— Stored rows —
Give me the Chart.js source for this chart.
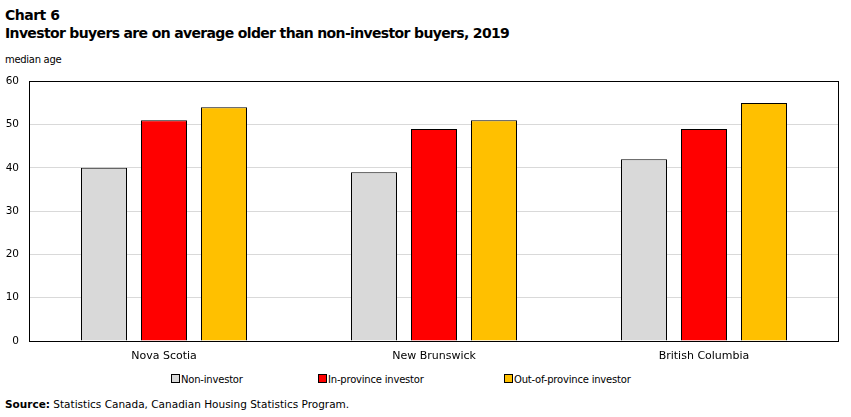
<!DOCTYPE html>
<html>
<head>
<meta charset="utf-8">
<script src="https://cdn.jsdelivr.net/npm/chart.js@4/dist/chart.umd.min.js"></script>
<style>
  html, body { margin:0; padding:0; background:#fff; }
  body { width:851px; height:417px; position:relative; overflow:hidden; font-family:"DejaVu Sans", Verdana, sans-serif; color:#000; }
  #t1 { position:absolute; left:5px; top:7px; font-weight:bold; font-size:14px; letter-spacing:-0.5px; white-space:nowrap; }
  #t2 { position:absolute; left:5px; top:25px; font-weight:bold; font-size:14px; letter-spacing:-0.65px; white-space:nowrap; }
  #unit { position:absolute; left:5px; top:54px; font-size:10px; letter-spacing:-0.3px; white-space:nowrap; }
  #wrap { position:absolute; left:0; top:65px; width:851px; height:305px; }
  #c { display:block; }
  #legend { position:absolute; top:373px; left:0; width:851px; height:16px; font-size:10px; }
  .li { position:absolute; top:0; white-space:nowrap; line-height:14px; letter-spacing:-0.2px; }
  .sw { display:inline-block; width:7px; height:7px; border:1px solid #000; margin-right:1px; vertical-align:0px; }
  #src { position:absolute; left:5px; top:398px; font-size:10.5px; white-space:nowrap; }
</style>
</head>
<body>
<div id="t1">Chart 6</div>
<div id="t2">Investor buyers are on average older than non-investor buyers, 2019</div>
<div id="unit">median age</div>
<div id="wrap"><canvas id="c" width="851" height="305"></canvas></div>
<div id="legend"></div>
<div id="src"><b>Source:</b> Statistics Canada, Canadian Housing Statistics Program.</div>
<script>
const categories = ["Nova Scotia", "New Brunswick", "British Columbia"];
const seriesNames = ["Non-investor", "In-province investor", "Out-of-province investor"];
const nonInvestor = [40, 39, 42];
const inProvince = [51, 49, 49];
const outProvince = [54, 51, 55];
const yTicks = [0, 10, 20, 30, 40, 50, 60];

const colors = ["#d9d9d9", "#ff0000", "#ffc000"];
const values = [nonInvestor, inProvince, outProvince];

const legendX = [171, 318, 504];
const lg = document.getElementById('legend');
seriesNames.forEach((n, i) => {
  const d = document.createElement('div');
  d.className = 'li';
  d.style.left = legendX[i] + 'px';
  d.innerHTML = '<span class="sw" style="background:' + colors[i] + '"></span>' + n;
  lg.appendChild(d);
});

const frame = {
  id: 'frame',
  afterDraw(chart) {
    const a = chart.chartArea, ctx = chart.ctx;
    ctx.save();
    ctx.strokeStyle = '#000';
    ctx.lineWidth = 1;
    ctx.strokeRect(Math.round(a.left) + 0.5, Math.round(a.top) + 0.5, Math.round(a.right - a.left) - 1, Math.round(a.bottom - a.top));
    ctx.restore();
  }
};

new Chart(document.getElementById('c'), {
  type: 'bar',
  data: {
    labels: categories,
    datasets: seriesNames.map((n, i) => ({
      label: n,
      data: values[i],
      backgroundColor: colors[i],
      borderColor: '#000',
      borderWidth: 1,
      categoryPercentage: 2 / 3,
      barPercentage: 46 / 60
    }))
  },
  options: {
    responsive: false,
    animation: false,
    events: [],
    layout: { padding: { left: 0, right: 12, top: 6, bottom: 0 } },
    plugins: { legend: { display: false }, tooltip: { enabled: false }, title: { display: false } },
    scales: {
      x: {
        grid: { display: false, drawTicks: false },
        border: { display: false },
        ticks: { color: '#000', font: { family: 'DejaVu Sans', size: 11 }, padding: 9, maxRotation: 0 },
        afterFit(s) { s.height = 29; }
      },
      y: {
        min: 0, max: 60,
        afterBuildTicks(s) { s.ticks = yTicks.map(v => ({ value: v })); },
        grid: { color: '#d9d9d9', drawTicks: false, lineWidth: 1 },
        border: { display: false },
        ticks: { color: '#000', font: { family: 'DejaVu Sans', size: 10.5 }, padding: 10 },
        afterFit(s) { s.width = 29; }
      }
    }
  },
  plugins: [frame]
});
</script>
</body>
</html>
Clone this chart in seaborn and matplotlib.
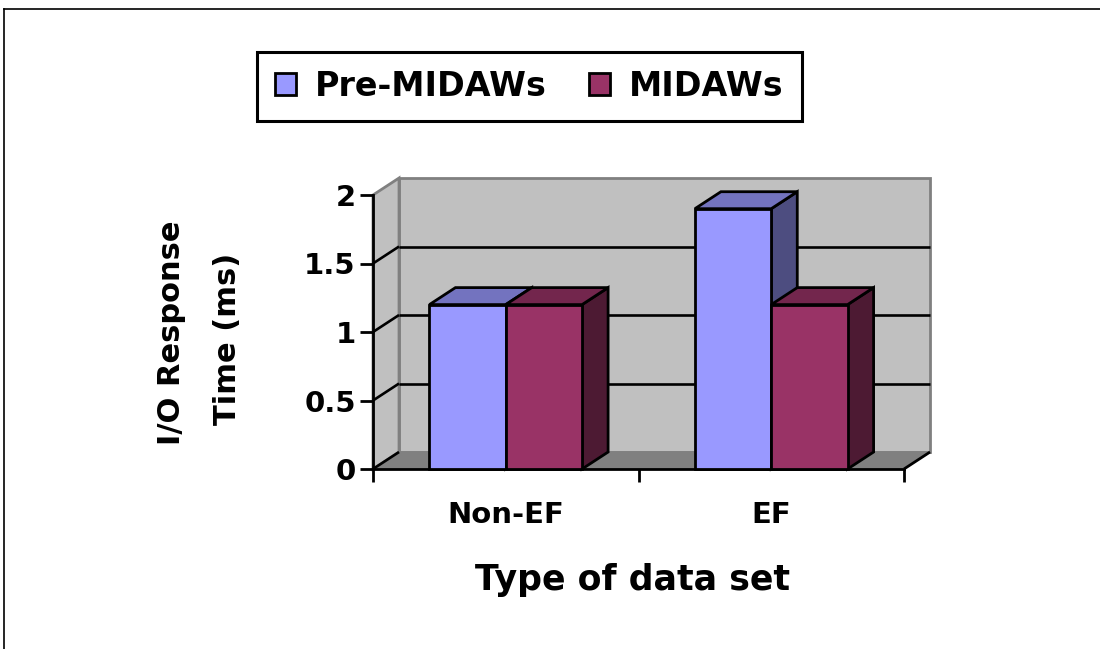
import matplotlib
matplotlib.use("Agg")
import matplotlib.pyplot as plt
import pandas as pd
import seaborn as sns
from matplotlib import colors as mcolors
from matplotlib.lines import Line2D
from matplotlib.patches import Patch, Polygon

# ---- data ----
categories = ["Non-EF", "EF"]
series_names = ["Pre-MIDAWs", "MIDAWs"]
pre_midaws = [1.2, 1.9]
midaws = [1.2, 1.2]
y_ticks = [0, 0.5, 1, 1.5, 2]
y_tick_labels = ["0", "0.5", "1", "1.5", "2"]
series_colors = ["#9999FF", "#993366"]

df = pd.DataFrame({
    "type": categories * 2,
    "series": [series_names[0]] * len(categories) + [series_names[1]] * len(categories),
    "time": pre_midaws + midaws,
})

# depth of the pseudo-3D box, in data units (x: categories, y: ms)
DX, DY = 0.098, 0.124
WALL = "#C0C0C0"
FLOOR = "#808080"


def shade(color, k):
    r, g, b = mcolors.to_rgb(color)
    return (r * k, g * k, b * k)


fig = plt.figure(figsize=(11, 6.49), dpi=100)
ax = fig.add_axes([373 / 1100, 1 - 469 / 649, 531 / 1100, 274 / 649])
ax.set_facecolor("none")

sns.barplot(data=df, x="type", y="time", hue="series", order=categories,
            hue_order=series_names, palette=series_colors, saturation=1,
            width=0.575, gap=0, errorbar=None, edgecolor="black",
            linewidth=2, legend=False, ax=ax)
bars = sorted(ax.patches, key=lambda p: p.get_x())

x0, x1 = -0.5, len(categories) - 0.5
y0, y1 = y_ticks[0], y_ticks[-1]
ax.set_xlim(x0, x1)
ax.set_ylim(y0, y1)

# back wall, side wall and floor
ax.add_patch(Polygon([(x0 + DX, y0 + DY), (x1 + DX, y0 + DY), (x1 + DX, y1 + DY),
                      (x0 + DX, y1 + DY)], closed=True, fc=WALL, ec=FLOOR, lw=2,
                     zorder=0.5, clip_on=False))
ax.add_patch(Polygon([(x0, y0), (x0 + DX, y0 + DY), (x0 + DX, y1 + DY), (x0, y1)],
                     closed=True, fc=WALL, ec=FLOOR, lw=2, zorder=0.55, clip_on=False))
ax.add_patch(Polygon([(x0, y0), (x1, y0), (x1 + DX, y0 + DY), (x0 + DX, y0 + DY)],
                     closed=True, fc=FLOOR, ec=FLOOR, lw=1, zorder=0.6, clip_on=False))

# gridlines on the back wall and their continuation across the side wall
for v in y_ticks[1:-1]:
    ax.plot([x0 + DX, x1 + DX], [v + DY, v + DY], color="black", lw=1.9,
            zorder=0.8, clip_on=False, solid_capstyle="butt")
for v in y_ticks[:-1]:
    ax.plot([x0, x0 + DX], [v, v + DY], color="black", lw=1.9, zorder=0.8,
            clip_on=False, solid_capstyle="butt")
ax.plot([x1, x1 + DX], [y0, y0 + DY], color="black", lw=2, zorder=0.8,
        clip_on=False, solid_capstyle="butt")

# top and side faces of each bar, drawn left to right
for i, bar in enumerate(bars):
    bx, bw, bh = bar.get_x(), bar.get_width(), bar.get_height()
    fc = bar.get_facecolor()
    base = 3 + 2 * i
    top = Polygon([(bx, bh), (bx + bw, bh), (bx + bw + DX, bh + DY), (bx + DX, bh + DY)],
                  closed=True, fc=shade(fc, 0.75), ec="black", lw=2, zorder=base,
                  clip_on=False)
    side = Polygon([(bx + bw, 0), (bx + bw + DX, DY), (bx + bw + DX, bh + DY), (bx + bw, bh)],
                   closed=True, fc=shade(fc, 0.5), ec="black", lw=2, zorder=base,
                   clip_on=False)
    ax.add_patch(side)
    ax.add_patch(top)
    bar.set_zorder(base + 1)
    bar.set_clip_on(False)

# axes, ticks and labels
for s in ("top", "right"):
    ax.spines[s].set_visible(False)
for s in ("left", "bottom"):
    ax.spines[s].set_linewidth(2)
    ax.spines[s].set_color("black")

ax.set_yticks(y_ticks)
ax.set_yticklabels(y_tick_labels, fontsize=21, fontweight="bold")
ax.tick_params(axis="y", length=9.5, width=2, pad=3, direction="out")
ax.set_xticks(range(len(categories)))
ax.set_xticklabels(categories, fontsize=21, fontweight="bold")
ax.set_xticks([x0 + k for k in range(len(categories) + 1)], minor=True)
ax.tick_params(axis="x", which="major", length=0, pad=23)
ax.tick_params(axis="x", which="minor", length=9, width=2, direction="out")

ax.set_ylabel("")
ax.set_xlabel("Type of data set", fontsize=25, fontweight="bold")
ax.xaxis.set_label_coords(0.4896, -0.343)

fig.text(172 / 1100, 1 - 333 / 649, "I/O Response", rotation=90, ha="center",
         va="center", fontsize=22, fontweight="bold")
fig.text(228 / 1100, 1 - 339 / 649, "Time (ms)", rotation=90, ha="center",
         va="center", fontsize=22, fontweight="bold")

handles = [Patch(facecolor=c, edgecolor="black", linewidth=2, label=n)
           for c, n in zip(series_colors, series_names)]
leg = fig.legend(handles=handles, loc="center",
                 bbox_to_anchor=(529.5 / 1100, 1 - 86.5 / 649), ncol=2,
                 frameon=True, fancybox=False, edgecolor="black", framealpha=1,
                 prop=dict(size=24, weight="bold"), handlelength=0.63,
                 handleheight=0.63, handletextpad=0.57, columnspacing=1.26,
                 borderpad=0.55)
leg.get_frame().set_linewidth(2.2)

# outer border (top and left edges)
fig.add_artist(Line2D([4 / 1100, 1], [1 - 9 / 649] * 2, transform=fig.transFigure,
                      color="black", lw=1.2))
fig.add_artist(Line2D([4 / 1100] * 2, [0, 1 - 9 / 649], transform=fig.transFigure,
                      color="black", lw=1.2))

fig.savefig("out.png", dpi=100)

— Task description —
Nothing but the lines above, starting at the line that contains "Clone this chart in seaborn and matplotlib." and ending at the line that contains "lw=1, zorder=0.6, clip_on=False))", should be given again, exactly and without the pictures.

— Response to this exercise —
Clone this chart in seaborn and matplotlib.
import matplotlib
matplotlib.use("Agg")
import matplotlib.pyplot as plt
import pandas as pd
import seaborn as sns
from matplotlib import colors as mcolors
from matplotlib.lines import Line2D
from matplotlib.patches import Patch, Polygon

# ---- data ----
categories = ["Non-EF", "EF"]
series_names = ["Pre-MIDAWs", "MIDAWs"]
pre_midaws = [1.2, 1.9]
midaws = [1.2, 1.2]
y_ticks = [0, 0.5, 1, 1.5, 2]
y_tick_labels = ["0", "0.5", "1", "1.5", "2"]
series_colors = ["#9999FF", "#993366"]

df = pd.DataFrame({
    "type": categories * 2,
    "series": [series_names[0]] * len(categories) + [series_names[1]] * len(categories),
    "time": pre_midaws + midaws,
})

# depth of the pseudo-3D box, in data units (x: categories, y: ms)
DX, DY = 0.098, 0.124
WALL = "#C0C0C0"
FLOOR = "#808080"


def shade(color, k):
    r, g, b = mcolors.to_rgb(color)
    return (r * k, g * k, b * k)


fig = plt.figure(figsize=(11, 6.49), dpi=100)
ax = fig.add_axes([373 / 1100, 1 - 469 / 649, 531 / 1100, 274 / 649])
ax.set_facecolor("none")

sns.barplot(data=df, x="type", y="time", hue="series", order=categories,
            hue_order=series_names, palette=series_colors, saturation=1,
            width=0.575, gap=0, errorbar=None, edgecolor="black",
            linewidth=2, legend=False, ax=ax)
bars = sorted(ax.patches, key=lambda p: p.get_x())

x0, x1 = -0.5, len(categories) - 0.5
y0, y1 = y_ticks[0], y_ticks[-1]
ax.set_xlim(x0, x1)
ax.set_ylim(y0, y1)

# back wall, side wall and floor
ax.add_patch(Polygon([(x0 + DX, y0 + DY), (x1 + DX, y0 + DY), (x1 + DX, y1 + DY),
                      (x0 + DX, y1 + DY)], closed=True, fc=WALL, ec=FLOOR, lw=2,
                     zorder=0.5, clip_on=False))
ax.add_patch(Polygon([(x0, y0), (x0 + DX, y0 + DY), (x0 + DX, y1 + DY), (x0, y1)],
                     closed=True, fc=WALL, ec=FLOOR, lw=2, zorder=0.55, clip_on=False))
ax.add_patch(Polygon([(x0, y0), (x1, y0), (x1 + DX, y0 + DY), (x0 + DX, y0 + DY)],
                     closed=True, fc=FLOOR, ec=FLOOR, lw=1, zorder=0.6, clip_on=False))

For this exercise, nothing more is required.